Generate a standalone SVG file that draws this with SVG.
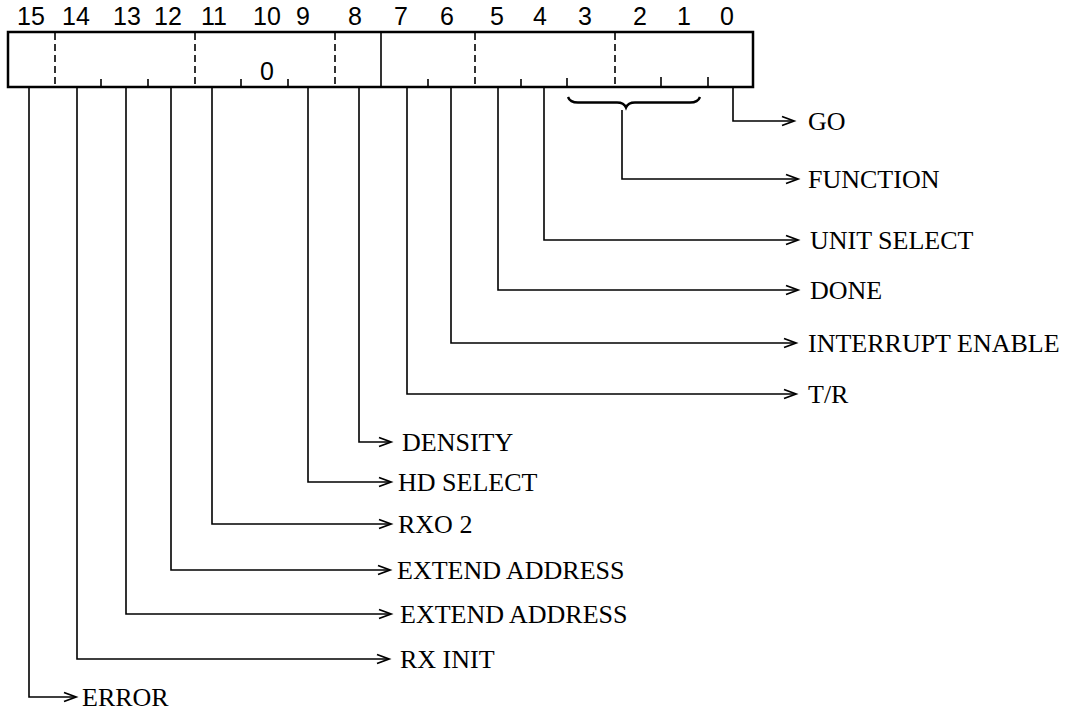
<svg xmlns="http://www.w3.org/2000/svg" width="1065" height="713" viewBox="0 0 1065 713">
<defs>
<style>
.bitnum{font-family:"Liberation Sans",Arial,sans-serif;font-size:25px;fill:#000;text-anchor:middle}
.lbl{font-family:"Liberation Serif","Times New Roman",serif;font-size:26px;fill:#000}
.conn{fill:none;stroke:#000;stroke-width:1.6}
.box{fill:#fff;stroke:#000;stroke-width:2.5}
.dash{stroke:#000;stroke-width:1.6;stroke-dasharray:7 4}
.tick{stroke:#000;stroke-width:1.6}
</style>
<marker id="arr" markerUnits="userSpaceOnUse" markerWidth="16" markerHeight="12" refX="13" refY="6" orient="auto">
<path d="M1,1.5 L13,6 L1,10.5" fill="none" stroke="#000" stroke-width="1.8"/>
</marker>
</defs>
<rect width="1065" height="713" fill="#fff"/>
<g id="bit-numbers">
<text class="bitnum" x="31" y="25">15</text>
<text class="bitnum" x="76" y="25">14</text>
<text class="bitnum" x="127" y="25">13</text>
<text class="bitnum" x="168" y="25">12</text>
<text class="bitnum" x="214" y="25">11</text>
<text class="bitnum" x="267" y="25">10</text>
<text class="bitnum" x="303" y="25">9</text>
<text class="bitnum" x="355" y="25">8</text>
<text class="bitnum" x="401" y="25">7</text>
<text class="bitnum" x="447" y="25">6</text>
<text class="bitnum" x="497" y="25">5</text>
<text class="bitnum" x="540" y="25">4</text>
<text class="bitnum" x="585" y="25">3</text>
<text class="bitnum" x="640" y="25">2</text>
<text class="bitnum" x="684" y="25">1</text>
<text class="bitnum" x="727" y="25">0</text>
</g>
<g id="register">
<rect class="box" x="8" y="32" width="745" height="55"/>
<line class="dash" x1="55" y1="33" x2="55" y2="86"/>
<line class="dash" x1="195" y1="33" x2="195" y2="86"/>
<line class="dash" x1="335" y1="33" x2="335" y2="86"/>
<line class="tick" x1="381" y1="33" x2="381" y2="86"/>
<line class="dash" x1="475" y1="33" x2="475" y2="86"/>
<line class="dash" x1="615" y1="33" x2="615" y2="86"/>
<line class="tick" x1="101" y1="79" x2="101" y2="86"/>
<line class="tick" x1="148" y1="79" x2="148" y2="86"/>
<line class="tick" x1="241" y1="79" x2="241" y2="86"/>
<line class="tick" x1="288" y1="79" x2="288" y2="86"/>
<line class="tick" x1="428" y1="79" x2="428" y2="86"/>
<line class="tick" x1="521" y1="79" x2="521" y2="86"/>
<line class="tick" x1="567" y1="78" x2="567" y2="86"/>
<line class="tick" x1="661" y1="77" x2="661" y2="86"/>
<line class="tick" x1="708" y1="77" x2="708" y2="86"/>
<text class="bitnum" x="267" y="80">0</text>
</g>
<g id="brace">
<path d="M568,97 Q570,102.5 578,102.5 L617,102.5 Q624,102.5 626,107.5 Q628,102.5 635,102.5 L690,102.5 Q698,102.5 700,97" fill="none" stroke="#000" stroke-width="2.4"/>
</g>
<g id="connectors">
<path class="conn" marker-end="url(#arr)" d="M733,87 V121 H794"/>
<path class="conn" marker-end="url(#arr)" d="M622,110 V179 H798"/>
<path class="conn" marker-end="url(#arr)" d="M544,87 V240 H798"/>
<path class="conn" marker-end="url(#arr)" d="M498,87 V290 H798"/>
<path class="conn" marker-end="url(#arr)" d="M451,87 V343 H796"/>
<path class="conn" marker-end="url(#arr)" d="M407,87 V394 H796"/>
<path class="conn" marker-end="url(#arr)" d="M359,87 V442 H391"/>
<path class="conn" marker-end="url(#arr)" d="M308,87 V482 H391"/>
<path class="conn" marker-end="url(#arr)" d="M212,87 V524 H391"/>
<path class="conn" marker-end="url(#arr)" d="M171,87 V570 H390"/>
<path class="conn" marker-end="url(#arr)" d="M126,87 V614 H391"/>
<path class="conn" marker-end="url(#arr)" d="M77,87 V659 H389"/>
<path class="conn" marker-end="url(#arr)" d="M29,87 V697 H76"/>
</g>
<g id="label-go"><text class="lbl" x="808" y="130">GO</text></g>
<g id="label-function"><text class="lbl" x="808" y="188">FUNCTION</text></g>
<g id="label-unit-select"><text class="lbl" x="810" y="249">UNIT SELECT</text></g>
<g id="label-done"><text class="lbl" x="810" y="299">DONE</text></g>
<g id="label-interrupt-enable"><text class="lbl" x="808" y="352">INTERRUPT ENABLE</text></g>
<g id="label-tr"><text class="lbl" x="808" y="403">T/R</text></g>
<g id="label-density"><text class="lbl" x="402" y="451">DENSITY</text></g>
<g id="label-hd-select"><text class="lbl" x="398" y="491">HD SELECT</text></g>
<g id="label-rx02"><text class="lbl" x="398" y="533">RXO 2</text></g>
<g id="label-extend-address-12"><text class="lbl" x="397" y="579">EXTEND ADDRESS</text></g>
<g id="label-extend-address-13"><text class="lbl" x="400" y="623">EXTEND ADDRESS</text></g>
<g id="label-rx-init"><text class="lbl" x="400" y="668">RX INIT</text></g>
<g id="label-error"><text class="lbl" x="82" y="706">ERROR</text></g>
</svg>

---

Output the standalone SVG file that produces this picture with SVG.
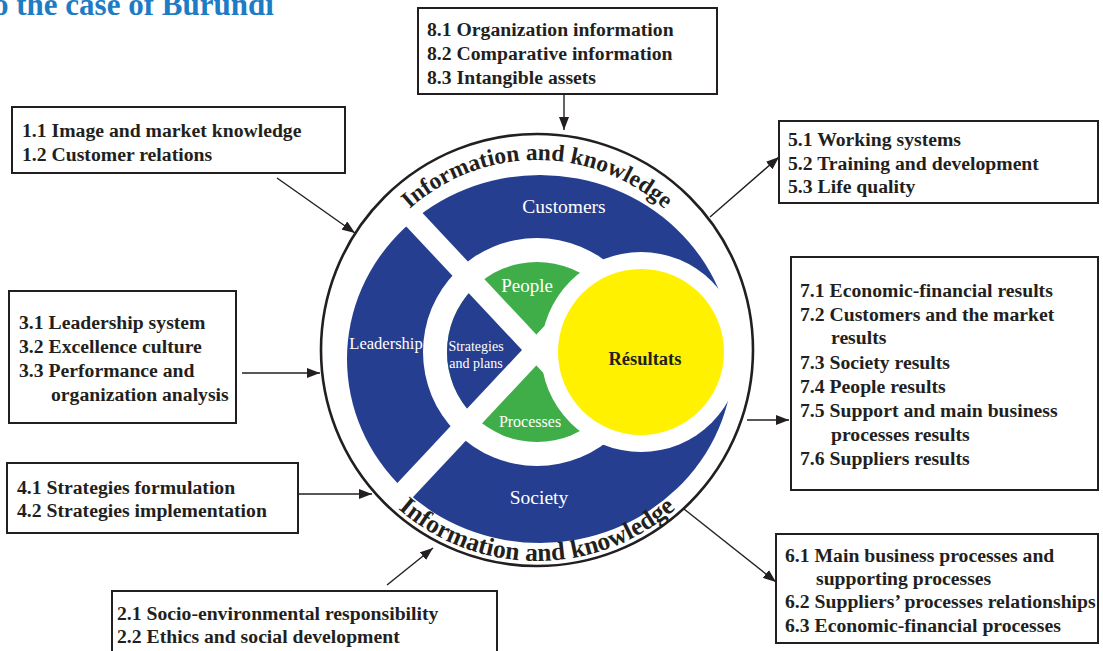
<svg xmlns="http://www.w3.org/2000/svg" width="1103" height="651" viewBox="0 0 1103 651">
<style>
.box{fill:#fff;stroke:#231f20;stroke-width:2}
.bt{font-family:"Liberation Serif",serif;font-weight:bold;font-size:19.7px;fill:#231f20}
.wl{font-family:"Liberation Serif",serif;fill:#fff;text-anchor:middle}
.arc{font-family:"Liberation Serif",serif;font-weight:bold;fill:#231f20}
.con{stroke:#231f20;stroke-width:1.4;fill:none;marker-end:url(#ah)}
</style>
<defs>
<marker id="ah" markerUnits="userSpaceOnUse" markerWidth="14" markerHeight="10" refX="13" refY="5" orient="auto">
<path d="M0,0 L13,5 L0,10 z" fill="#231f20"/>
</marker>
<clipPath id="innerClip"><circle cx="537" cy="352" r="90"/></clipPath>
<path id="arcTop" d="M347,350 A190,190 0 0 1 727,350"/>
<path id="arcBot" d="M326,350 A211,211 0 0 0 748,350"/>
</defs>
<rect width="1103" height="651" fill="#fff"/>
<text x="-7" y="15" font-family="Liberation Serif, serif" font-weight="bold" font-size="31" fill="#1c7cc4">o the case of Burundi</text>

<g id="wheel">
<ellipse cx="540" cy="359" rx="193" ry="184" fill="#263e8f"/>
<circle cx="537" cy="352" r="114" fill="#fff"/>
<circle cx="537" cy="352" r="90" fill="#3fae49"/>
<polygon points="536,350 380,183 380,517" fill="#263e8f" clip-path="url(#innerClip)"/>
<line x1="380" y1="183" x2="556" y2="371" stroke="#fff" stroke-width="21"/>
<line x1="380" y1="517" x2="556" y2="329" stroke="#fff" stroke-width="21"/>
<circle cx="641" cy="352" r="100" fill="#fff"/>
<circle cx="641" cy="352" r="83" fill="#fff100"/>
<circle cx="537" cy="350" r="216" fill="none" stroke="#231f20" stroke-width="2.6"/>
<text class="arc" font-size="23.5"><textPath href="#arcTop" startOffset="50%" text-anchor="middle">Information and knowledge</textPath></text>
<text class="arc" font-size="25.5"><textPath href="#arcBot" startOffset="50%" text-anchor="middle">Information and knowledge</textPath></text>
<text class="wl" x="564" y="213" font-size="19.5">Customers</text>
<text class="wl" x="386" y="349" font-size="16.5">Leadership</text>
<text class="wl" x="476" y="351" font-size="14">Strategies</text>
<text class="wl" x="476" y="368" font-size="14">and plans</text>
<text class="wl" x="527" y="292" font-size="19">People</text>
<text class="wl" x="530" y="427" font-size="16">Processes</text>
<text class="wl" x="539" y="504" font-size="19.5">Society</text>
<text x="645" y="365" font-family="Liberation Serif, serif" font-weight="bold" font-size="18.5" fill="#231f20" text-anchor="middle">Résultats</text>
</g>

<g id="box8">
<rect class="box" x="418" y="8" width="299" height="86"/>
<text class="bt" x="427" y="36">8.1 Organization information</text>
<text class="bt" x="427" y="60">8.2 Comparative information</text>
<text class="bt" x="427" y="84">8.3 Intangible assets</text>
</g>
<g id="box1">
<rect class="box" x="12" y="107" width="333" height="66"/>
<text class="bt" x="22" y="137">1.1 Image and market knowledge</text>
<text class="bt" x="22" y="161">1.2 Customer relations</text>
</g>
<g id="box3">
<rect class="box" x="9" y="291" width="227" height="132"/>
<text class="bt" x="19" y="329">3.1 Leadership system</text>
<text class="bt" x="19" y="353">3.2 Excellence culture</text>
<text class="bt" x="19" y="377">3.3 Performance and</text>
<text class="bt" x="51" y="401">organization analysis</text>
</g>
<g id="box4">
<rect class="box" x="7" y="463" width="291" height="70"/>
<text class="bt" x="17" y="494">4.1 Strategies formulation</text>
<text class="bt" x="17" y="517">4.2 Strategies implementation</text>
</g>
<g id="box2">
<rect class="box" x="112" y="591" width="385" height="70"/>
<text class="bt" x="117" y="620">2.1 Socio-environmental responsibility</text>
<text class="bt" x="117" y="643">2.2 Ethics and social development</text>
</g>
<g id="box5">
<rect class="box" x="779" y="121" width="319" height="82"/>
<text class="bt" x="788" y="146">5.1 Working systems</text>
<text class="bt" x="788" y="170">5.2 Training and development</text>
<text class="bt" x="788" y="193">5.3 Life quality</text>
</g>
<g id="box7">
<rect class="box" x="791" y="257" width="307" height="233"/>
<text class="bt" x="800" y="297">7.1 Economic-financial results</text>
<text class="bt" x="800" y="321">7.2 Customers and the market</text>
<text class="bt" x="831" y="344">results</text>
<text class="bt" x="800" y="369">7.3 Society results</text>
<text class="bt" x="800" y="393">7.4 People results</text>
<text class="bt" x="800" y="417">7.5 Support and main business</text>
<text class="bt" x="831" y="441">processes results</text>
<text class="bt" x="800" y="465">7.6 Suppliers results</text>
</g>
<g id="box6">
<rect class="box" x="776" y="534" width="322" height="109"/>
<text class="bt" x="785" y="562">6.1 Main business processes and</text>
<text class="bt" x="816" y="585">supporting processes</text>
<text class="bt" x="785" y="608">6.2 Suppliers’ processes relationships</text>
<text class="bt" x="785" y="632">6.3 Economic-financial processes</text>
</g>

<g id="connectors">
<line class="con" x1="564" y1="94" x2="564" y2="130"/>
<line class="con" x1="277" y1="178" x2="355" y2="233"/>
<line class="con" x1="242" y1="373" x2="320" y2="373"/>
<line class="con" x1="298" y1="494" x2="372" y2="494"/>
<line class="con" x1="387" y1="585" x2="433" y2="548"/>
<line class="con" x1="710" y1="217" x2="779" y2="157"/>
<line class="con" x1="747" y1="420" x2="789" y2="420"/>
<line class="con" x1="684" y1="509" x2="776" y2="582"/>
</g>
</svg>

WRITTEN EXERCISE |
Only the lines from the one bearing "Output the standalone" to the one bearing "case of Burundi</text>", both included, should be restated word for word, with pictures left out.

RESPONSE TO THE EXERCISE |
Output the standalone SVG file that produces this picture with SVG.
<svg xmlns="http://www.w3.org/2000/svg" width="1103" height="651" viewBox="0 0 1103 651">
<style>
.box{fill:#fff;stroke:#231f20;stroke-width:2}
.bt{font-family:"Liberation Serif",serif;font-weight:bold;font-size:19.7px;fill:#231f20}
.wl{font-family:"Liberation Serif",serif;fill:#fff;text-anchor:middle}
.arc{font-family:"Liberation Serif",serif;font-weight:bold;fill:#231f20}
.con{stroke:#231f20;stroke-width:1.4;fill:none;marker-end:url(#ah)}
</style>
<defs>
<marker id="ah" markerUnits="userSpaceOnUse" markerWidth="14" markerHeight="10" refX="13" refY="5" orient="auto">
<path d="M0,0 L13,5 L0,10 z" fill="#231f20"/>
</marker>
<clipPath id="innerClip"><circle cx="537" cy="352" r="90"/></clipPath>
<path id="arcTop" d="M347,350 A190,190 0 0 1 727,350"/>
<path id="arcBot" d="M326,350 A211,211 0 0 0 748,350"/>
</defs>
<rect width="1103" height="651" fill="#fff"/>
<text x="-7" y="15" font-family="Liberation Serif, serif" font-weight="bold" font-size="31" fill="#1c7cc4">o the case of Burundi</text>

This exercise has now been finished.